§ Mr. Charles Kennedy
To ask the Secretary of State for Scotland if he will make a statement on his plans in respect of the Skye Bridge tolls, following his recent meeting with the Highland Council. 289W
§ Mr. Dewar
[holding answer 3 July 1997]: We have looked carefully at the full range of options for making the toll regime for the Skye Bridge fairer. In doing so we have had to take account of the fact that we inherited the contractual commitments which the previous Government had entered into with Skye Bridge Limited. Those commitments guarantee Skye Bridge Limited a specific financial return on the bridge. Therefore any action by the Government in relation to toll levels which leads to a reduction in the revenues which would flow to the company renders the Government liable to compensate the company for that reduction in revenue.
This makes affordability a key issue. Simply buying out the contract is estimated to cost around £30 million. We cannot justify that in the face of the many pressing needs for future expenditure within my public expenditure programme. Spending on education and health, for example, has a higher priority in deciding how to deploy any public expenditure which we can free up by reordering priorities or improving the efficiency of programmes.
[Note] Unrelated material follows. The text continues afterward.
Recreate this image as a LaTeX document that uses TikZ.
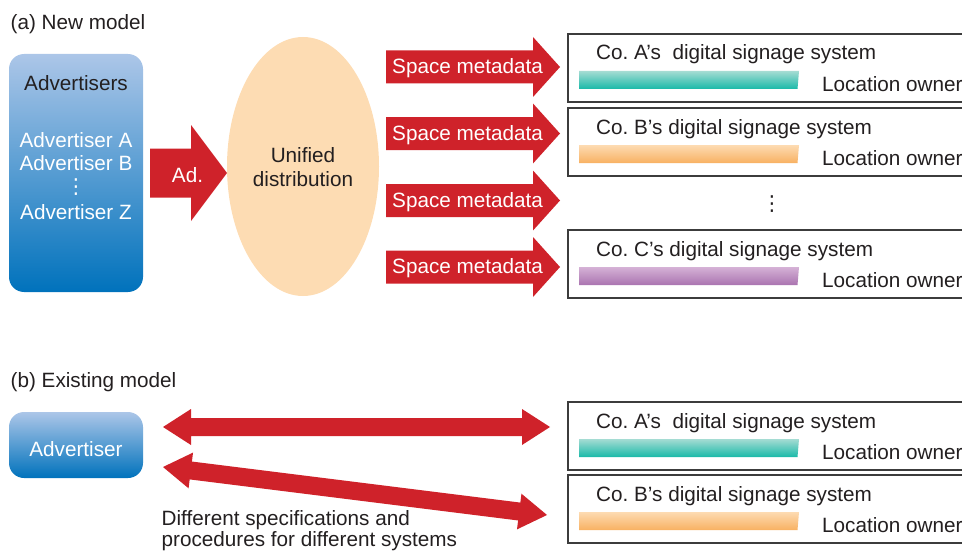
\documentclass[tikz,border=0pt]{standalone}
\usepackage{fontspec}
\setmainfont{Liberation Sans}
\newfontfamily\dejavu{DejaVu Sans}
\usetikzlibrary{calc,shapes.geometric}
\definecolor{arrowred}{RGB}{207,34,42}
\definecolor{ink}{RGB}{35,31,32}
\definecolor{boxgray}{RGB}{60,60,60}
\definecolor{peach}{RGB}{253,220,179}
\definecolor{advtop}{RGB}{172,198,232}
\definecolor{advbot}{RGB}{0,114,188}
\definecolor{tealtop}{RGB}{165,220,211}
\definecolor{tealbot}{RGB}{24,185,168}
\definecolor{orgtop}{RGB}{253,219,178}
\definecolor{orgbot}{RGB}{248,177,98}
\definecolor{purtop}{RGB}{213,178,214}
\definecolor{purbot}{RGB}{170,115,176}
% single block arrow: tail #1, tip #2, shaft half-width #3, head half-width #4, head length #5
\newcommand{\blockarrow}[5]{%
  \fill[arrowred] ($(#1)!#3!90:(#2)$) -- ($(#2)!#5!(#1)!#3!-90:(#1)$)
    -- ($(#2)!#5!(#1)!#4!-90:(#1)$) -- (#2) -- ($(#2)!#5!(#1)!#4!90:(#1)$)
    -- ($(#2)!#5!(#1)!#3!90:(#1)$) -- ($(#1)!#3!-90:(#2)$) -- cycle;}
% double block arrow between #1 and #2
\newcommand{\dblarrow}[5]{%
  \fill[arrowred] (#1) -- ($(#1)!#5!(#2)!#4!90:(#2)$) -- ($(#1)!#5!(#2)!#3!90:(#2)$)
    -- ($(#2)!#5!(#1)!#3!-90:(#1)$) -- ($(#2)!#5!(#1)!#4!-90:(#1)$) -- (#2)
    -- ($(#2)!#5!(#1)!#4!90:(#1)$) -- ($(#2)!#5!(#1)!#3!90:(#1)$)
    -- ($(#1)!#5!(#2)!#3!-90:(#2)$) -- ($(#1)!#5!(#2)!#4!-90:(#2)$) -- cycle;}
% system box: name, top y, label, bar top colour, bar bottom colour
\newcommand{\sysbox}[5]{%
  \node[sysframe, anchor=north west] (#1) at (567,#2) {};
  \node[txt, anchor=base west] (#1-t) at ($(#1.north west)+(29,27)$) {#3};
  \shade[top color=#4, bottom color=#5] ($(#1.north west)+(12,38)$) -- ++(220,0) -- ++(-1.5,18) -- ++(-218.5,0) -- cycle;
  \node[txt, anchor=base west] (#1-o) at ($(#1.north west)+(255,58.5)$) {Location owner};}
\begin{document}
\begin{tikzpicture}[x=1pt,y=-1pt,
  txt/.style={font=\fontsize{20.7}{24}\selectfont, text=ink, inner sep=0pt},
  wtxt/.style={txt, text=white},
  dotsym/.style={font=\dejavu\fontsize{20.7}{24}\selectfont, inner sep=0pt},
  advbox/.style={rounded corners=15pt, top color=advtop, bottom color=advbot, draw=none, inner sep=0pt},
  sysframe/.style={draw=boxgray, line width=1.6pt, fill=white, minimum width=410pt, minimum height=68pt, inner sep=0pt}]
\useasboundingbox (0,0) rectangle (962,551);
\clip (0,0) rectangle (962,551);

% ---------- (a) New model ----------
\node[txt, anchor=base west] (ta) at (10.5,30) {(a) New model};

\node[advbox, minimum width=134pt, minimum height=238pt] (advs) at (76,173) {};
\node[txt, anchor=base] (advt) at (76,91) {Advertisers};
\node[wtxt, anchor=base] (advA) at (76,147) {Advertiser A};
\node[wtxt, anchor=base] (advB) at (76,170) {Advertiser B};
\node[dotsym, text=white] (advd) at (76,187.5) {⋮};
\node[wtxt, anchor=base] (advZ) at (76,219) {Advertiser Z};

\node[ellipse, fill=peach, minimum width=152pt, minimum height=259pt, inner sep=0pt] (ud) at (303,166.5) {};
\node[txt, anchor=base] (ud1) at (303,162) {Unified};
\node[txt, anchor=base] (ud2) at (303,186) {distribution};

\coordinate (adT) at (150,173);
\coordinate (adH) at (227,173);
\blockarrow{adT}{adH}{24.5pt}{48pt}{36pt}
\node[wtxt, anchor=base] (adl) at (187.5,182) {Ad.};

\foreach \i/\y in {1/67,2/133.5,3/200.5,4/267}{
  \coordinate (smT\i) at (386,\y);
  \coordinate (smH\i) at (560,\y);
  \blockarrow{smT\i}{smH\i}{16.5pt}{30pt}{27pt}
  \node[wtxt, anchor=base west] (sml\i) at (392,\y+6.5) {Space metadata};
}

\sysbox{sa}{33}{Co.\ A’s\ \ digital signage system}{tealtop}{tealbot}
\sysbox{sb}{107}{Co.\ B’s digital signage system}{orgtop}{orgbot}
\node[dotsym, text=ink] (sdots) at (772,204) {⋮};
\sysbox{sc}{229}{Co.\ C’s digital signage system}{purtop}{purbot}

% ---------- (b) Existing model ----------
\node[txt, anchor=base west] (tb) at (10.5,387) {(b) Existing model};
\node[advbox, minimum width=134pt, minimum height=66pt] (adv) at (76,445) {};
\node[wtxt, anchor=base] (advl) at (76,456) {Advertiser};

\sysbox{ea}{401}{Co.\ A’s\ \ digital signage system}{tealtop}{tealbot}
\sysbox{eb}{474}{Co.\ B’s digital signage system}{orgtop}{orgbot}

\coordinate (e1L) at (163,427);
\coordinate (e1R) at (550,427);
\coordinate (e2L) at (163,467);
\coordinate (e2R) at (547,515);
\dblarrow{e1L}{e1R}{9pt}{18pt}{28pt}
\dblarrow{e2L}{e2R}{9pt}{18pt}{28pt}

\node[txt, anchor=base west] (diff1) at (161.5,525.5) {Different specifications and};
\node[txt, anchor=base west] (diff2) at (161.5,546.5) {procedures for different systems};
\end{tikzpicture}
\end{document}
The idea of removing tolls completely through 100 per cent. shadow tolls is no less expensive than buying out the contract. Nor in public expenditure terms does it have the effect of spreading the cost over a number of years, as people have tended to assume. The full cost of the project would be a public expenditure charge immediately because of the absence of the transfer of risk to the private sector, which is what justifies the phased public expenditure cost for DBFO roads contracts entered into before construction has begun.
We looked at the option of partial shadow tolling. However, we concluded that this was not the fairest means of alleviating the impact of tolls. We consider that the impact of the tolls is most severe on local people and others who use the bridge most frequently. We can halve the car and motorcycle tolls for frequent users for almost the same cost as would be involved in reducing tolls across the board by only 10 per cent., through partial shadow tolling.
We believe that halving the discounted tolls for cars and motorcycles paid by frequent users would be a very significant benefit. Frequent users make 40 per cent. of all car crossings at present and most of them will be inhabitants of Skye or the surrounding area. This change will produce a toll of £1.25 compared to the current discounted ticket cost of £2.51 and the current cost to casual users of £4.40 in the low season and £5.40 in the high season. At the suggestion of Highland Council, I propose that the number of crossings necessary for car and motorcycle owners to qualify for the discounted toll should be increased from 10 to 20.
Highland Council put to me the case for some reduction in tolls for commercial vehicles. I looked very carefully at several options which they put to me and concluded that, since over 70 per cent. of commercial vehicles take advantage of discounted tolls at present, I should focus any reduction on these tolls as I have done for car users. A reduction of 25 per cent. in discounted tolls for large heavy goods vehicles will reduce the cost of each crossing by £6.32, from £25.27 to £18.95, which should produce very substantial cumulative benefits to the businesses 290W concerned. I hope this will benefit the local economy either through the effect on consumer prices or by helping companies retain or increase employment.
Highland Council also made a case for a reduction in the toll for service buses, and I have decided to reduce the discounted toll for these by 25 per cent. from £15.27 to £11.45. This should enable bus operators to reduce fares and will, I hope, encourage the use of public transport.
I wish to assist the health of the local economy. The changes in tolls which I propose to make are likely to cost me a very substantial amount of money over the life of the contract. That will be matched by savings to bridge users, who will be free to spend that money in other ways. Since the benefits will be concentrated on local people, as a result of the approach which I have chosen, the extra spending power is more likely to flow to the local economy.
My officials are now in discussion with Skye Bridge Ltd. to agree the precise details and the arrangements to ensure that the effect of these changes on the Companys revenue is neutral. The timing of these changes will depend partly on the need to promote a variation to the Toll Order, which will have to he approved by Parliament, and on the need to complete the discussions with the Company. They will, however, be implemented as early as practicable.